Fragmented but attractive remains of a minor Norman castle, beside the River Usk: a wooded motte and parts of three towers
At the centre of Crickhowell, 6 miles west of Abergavenny along the A40
Near the centre of Crickhowell in south Powys, overlooking the River Usk, stand the fragmented remains of a 13th century castle that was occupied for around 200 years, after which the place became derelict, and eventually most of the stones were removed for other building projects. What survives is a section of a round tower adjoining one wall from a rectangular tower, and a tall fragment of another tower, part of a gatehouse. These are situated at the base of a wooded mound, 50 feet high, which was originally the castle motte, supporting a shell keep; some minor masonry blocks are the only relics from this. The tower fragments were linked to a wall that continued around the grassy area to the south - the bailey, which is now used, somewhat incongruously, as a children's playground; the tall, narrow gatehouse tower is just 20 feet from the nearest play equipment.
Crickhowell Castle is not well signposted, seemingly not regarded as a major attraction in town, and can be viewed in just a quarter of an hour, but the two surviving sections are quite striking, and photogenic. Because the surrounding trees and mound shield most of the nearby buildings, and the castle adjoins open fields to the east (a cricket ground), it still presents quite a rural, unspoiled aspect, even though the main road is just 300 feet away. A suitable parking place for castle visitors is in the Beaufort Street carpark, close by on the far side of the A40.

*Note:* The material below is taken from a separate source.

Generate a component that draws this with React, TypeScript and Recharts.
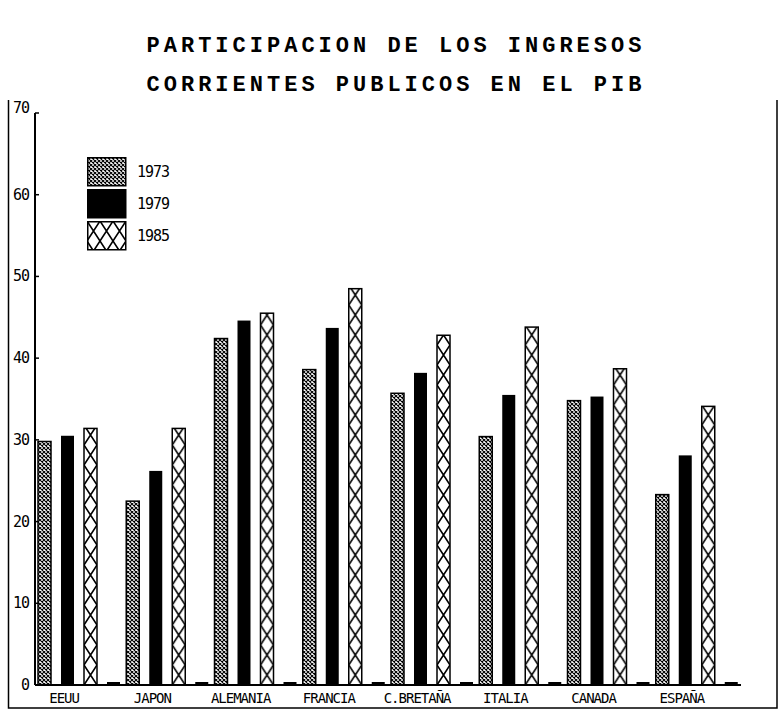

The first sight of Crickhowell Castle when walking along the approach path is the remains of the double tower, at the east edge of the castle bailey; these consist about half of the walls of a round tower, with several narrow windows, next to one wall of a rectangular tower, still topped by battlements. The footprint of this tower is evident from foundations along the other three sides, while the rear of the round tower is fenced off owing to a moderately deep basement. The walls are substantial, around 3 feet thick at the base, and the internal masonry, including windows, chimneys and fireplaces, is obviously of a high standard. From these eastern towers, a wall once ran 150 feet to the gatehouse, set between a pair of D-shaped towers, and the other significant fragment of the castle is a tall but slender wall from the westernmost of these towers. Again, the other gatehouse components are evident from foundations, at most one foot high. The tower fragment is about 30 feet tall but just 6 feet across at the base. A path climbs the wooded hill beyond, and the summit gives good views of the castle site, through gaps in the trees. Apart from a few overgrown stones on the hill there is no visible trace of any other part of the castle, which included five more towers along the remainder of the bailey walls, and the circular shell keep.
Crickhowell Castle began with a motte and bailey construction, built around 1120 on a low ridge above the north bank of the River Usk, beside a small tributary stream, and was initially held by the Turberville family. In 1243 it passed by marriage to Sir Grimbald Pauncefote, who replaced the wooden fort with a stone keep, and installed stone walls around the bailey to the south, and, apart from a brief period with the Mortimers, it stayed with the Pauncefotes until 1403 when the castle was attacked and partly destroyed by Owain Glyndwr, leader of Welsh uprisings in this area. Parts remained habitable for another hundred years or so, but the place was later abandoned, and stones were gradually removed, though it seems the ruin was significantly more complete as recently as the 19th century. The castle is also known as Alisby's Castle, after Gerald de Alisby, who was governor during the 1320s.